__DATA SECTION__:
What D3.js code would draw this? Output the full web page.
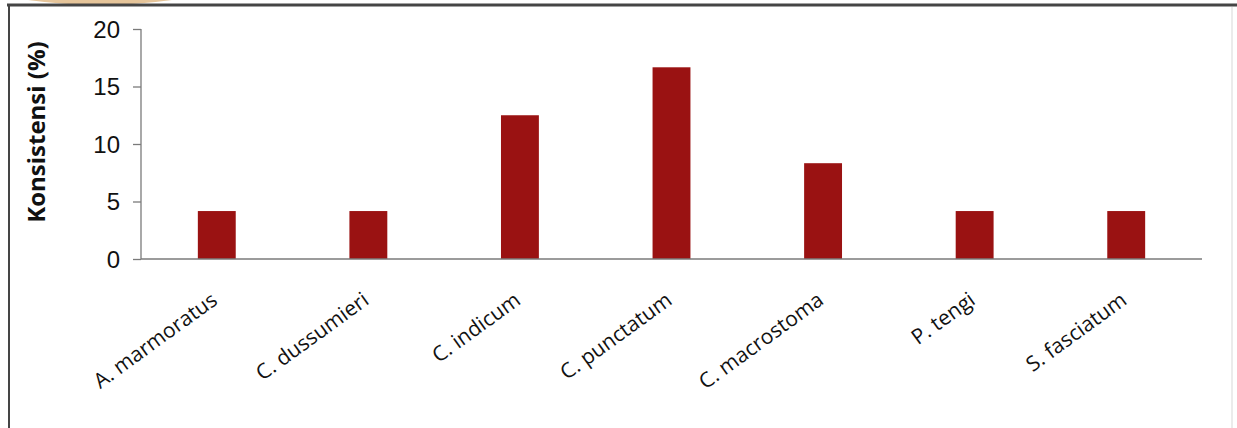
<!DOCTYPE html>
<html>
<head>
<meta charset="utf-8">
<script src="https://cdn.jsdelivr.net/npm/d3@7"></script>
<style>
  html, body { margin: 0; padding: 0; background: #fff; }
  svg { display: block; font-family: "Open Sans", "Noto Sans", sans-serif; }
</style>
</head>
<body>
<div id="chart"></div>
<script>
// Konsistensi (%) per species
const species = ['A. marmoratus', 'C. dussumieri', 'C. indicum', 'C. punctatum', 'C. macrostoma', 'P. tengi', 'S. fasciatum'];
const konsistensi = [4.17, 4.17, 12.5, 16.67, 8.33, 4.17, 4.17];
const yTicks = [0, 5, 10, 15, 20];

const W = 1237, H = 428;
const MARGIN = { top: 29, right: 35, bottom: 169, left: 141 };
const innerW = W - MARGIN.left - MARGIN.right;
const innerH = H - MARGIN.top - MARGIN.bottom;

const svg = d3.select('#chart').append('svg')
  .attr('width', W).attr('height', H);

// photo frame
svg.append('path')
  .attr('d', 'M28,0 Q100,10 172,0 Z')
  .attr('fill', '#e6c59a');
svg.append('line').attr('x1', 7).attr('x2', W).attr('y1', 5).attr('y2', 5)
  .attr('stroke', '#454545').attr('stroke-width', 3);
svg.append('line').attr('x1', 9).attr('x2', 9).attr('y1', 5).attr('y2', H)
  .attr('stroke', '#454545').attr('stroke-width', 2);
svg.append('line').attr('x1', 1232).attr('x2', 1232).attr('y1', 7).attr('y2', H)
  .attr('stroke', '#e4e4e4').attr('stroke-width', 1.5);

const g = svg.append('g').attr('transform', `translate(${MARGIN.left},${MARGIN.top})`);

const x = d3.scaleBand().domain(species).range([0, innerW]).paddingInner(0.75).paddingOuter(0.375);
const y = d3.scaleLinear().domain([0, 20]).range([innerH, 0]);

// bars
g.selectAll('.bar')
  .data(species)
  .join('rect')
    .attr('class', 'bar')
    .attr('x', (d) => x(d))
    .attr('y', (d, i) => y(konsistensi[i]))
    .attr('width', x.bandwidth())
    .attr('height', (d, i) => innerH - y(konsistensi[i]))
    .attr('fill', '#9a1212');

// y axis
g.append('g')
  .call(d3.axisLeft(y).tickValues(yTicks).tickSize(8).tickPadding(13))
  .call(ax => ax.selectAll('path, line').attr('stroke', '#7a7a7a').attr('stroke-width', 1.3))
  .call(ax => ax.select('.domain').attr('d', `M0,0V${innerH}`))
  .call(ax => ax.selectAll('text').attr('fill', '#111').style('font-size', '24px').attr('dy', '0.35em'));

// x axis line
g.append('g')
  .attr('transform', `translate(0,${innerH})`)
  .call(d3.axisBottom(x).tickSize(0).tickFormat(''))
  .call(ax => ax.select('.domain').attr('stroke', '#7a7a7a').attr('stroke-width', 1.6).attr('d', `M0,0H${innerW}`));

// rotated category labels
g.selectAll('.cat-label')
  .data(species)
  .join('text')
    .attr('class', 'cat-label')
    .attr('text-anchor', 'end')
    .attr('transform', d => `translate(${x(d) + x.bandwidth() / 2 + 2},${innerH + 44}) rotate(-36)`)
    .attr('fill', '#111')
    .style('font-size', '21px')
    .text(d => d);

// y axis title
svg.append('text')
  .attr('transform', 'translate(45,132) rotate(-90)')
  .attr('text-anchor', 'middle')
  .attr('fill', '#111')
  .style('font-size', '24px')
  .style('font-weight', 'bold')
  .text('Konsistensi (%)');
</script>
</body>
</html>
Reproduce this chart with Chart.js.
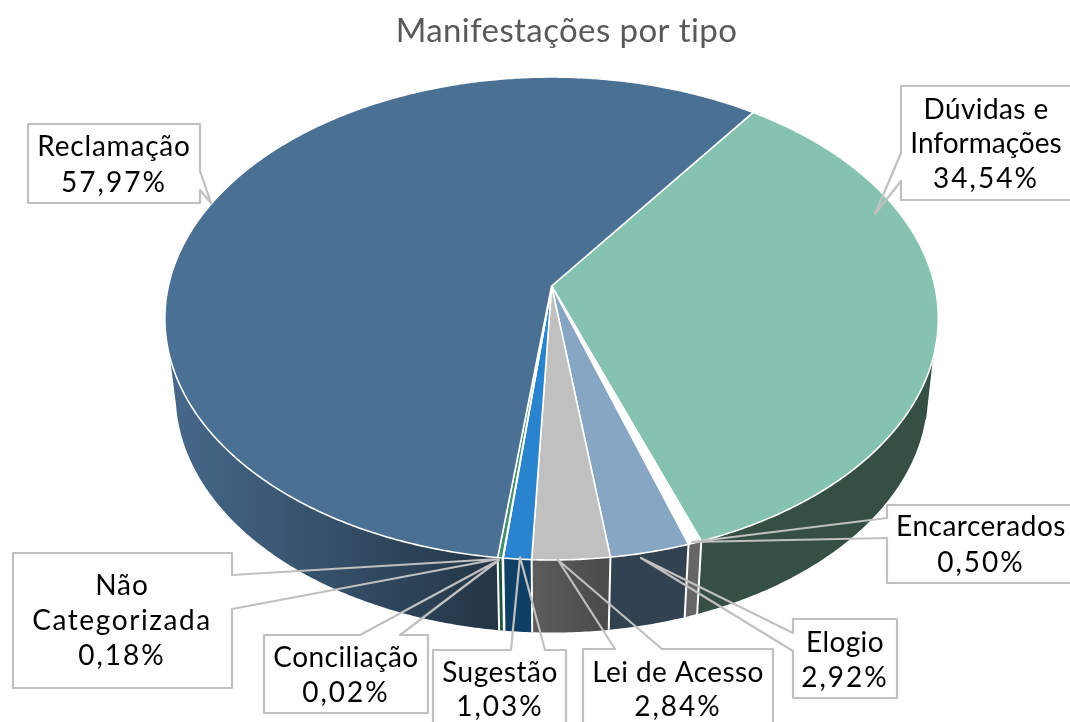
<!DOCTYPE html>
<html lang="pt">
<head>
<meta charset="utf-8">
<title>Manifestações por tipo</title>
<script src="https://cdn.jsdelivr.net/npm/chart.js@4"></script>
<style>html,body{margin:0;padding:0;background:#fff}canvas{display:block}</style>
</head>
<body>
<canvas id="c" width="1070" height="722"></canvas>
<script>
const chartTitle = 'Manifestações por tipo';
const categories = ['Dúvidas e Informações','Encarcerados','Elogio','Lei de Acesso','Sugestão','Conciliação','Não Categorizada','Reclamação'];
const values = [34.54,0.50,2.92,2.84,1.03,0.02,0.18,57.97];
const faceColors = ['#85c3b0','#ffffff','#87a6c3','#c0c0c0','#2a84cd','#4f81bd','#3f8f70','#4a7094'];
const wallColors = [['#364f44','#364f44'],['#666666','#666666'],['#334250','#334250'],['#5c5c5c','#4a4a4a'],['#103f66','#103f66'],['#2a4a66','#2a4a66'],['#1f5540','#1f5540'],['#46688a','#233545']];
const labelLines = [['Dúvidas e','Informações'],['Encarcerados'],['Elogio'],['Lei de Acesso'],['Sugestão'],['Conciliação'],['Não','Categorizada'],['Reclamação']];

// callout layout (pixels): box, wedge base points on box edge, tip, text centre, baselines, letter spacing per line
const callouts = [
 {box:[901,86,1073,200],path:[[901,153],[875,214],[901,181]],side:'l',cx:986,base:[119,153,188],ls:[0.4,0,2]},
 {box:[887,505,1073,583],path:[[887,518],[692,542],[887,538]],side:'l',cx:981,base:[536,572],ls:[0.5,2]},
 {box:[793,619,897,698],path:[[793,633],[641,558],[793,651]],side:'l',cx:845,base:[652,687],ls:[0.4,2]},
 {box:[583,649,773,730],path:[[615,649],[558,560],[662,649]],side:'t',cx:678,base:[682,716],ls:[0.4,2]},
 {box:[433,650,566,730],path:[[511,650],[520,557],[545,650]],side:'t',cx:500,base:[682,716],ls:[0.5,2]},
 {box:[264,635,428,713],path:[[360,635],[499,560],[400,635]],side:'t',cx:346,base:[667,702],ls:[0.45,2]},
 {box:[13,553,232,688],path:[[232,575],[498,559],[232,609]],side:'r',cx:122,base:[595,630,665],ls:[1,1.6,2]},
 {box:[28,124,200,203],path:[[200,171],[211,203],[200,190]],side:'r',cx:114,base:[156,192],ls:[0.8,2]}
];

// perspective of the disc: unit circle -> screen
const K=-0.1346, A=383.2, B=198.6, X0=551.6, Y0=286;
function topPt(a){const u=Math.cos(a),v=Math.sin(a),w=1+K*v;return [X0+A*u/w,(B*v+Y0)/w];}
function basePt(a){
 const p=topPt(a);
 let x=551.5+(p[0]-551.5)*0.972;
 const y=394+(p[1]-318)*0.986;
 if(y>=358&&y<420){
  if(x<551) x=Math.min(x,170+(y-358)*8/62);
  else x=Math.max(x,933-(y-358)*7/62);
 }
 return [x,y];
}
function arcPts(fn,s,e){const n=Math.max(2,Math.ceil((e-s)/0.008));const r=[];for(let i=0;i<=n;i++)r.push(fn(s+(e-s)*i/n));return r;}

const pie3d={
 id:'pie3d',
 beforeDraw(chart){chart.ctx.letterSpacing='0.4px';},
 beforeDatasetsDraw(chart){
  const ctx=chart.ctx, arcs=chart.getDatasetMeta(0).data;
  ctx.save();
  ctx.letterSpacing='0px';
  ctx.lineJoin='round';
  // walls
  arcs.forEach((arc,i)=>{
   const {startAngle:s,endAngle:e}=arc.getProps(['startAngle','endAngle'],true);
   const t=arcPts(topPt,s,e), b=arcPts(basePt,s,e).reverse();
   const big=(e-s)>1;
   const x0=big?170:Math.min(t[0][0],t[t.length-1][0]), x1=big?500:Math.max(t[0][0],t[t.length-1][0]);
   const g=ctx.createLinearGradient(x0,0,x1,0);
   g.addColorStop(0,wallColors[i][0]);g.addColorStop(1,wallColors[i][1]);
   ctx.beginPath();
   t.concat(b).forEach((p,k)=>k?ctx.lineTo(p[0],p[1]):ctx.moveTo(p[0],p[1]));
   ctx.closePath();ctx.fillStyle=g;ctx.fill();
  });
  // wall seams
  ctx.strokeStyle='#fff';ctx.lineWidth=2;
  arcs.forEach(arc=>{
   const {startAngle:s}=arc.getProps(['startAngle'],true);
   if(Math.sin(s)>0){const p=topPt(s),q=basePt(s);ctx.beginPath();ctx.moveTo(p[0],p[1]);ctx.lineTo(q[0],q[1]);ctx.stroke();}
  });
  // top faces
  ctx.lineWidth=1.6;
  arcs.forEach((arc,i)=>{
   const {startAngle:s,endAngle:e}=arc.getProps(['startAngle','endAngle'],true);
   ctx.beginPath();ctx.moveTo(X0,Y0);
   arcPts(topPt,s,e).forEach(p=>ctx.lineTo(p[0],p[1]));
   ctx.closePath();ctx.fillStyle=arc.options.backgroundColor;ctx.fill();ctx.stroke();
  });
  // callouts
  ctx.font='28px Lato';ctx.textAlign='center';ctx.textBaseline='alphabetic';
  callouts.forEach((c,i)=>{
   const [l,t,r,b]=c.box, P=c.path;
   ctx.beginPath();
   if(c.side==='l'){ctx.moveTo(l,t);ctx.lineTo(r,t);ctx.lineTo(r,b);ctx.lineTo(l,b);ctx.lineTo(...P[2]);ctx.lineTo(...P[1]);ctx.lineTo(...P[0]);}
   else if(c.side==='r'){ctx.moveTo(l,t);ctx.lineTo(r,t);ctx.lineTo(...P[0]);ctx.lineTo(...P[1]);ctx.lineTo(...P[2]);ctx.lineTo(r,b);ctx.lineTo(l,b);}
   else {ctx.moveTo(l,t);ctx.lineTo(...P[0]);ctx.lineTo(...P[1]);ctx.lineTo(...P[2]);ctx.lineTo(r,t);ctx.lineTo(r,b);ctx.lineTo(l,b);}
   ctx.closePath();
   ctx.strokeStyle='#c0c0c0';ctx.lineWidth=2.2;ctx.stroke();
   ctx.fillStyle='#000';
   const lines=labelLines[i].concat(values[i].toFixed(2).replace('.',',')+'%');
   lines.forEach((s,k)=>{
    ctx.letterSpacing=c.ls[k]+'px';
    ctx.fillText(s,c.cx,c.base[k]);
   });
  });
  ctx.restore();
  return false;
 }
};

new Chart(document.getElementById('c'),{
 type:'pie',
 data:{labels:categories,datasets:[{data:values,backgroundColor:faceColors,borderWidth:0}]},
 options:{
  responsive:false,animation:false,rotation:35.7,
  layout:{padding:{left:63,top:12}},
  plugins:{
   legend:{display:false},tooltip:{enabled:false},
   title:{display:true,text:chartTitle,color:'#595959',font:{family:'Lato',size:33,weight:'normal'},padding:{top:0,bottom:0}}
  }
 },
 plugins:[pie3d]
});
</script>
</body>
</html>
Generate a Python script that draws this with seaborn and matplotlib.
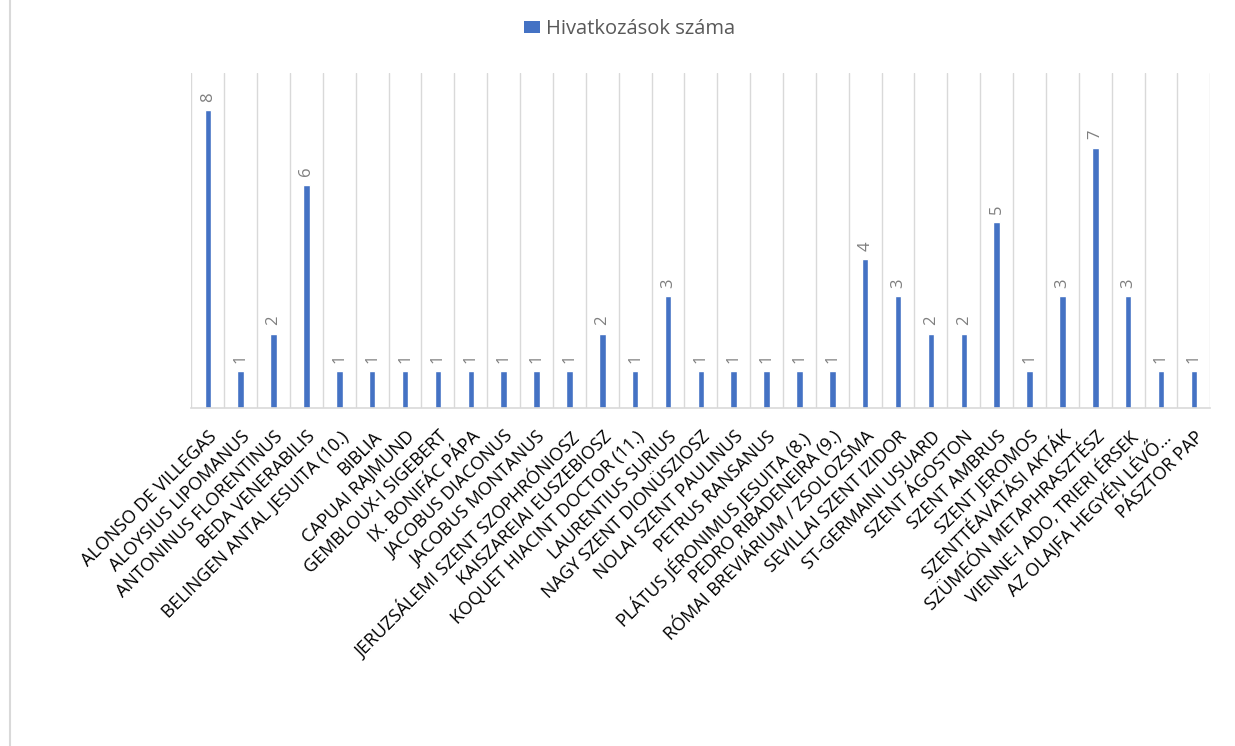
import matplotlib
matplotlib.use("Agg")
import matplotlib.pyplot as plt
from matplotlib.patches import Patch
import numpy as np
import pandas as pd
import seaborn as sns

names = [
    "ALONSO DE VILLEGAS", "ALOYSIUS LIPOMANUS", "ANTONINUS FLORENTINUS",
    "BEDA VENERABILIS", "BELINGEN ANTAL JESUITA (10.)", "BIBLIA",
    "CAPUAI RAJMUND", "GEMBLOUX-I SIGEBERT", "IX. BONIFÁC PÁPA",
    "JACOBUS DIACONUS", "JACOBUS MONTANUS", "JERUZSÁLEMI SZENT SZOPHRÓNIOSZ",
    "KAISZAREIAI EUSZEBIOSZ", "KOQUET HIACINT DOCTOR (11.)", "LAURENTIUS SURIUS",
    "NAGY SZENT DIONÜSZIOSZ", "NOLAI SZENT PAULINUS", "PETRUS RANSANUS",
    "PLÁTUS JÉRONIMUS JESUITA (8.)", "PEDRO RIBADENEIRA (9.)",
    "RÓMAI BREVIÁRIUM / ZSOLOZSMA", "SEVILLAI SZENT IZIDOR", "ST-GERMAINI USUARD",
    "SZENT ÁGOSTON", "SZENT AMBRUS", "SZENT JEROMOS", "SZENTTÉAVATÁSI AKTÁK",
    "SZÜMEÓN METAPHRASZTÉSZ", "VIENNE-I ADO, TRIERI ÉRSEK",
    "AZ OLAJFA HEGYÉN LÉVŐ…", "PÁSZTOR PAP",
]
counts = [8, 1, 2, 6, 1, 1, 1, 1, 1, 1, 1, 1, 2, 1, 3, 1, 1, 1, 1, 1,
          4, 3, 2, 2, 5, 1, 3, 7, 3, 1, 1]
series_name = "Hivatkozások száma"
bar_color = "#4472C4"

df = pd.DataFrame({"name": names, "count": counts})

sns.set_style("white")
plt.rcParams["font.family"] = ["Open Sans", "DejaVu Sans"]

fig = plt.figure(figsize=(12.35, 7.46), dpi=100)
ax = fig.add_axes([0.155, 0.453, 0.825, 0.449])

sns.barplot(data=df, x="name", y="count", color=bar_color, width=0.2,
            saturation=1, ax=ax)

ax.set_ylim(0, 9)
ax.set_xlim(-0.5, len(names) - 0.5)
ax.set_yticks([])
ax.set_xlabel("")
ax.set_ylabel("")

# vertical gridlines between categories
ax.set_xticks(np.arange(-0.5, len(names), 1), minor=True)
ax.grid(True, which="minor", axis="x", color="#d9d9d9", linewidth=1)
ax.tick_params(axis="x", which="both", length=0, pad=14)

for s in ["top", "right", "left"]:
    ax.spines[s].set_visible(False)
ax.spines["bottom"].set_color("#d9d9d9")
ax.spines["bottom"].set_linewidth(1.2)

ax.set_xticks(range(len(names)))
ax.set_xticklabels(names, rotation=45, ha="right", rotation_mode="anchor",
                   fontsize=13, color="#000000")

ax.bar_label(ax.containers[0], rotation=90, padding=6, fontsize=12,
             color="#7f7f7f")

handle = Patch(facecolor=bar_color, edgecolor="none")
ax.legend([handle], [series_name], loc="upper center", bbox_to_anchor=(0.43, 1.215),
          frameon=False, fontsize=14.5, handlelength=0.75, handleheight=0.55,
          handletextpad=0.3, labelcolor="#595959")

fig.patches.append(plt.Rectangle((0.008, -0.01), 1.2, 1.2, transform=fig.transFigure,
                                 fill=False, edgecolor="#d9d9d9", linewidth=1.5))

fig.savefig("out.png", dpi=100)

__WHAT YOU ARE ASKED TO DO__:
Scan the data above and copy every line with "script" in it.

__OUTPUT OF THE TASK__:
<script src="https://cdn.jsdelivr.net/npm/d3@7"></script>
<script>
</script>
<script src="https://cdn.jsdelivr.net/npm/chart.js@4"></script>
<script>
</script>
Generate a Python script that draws this with seaborn and matplotlib.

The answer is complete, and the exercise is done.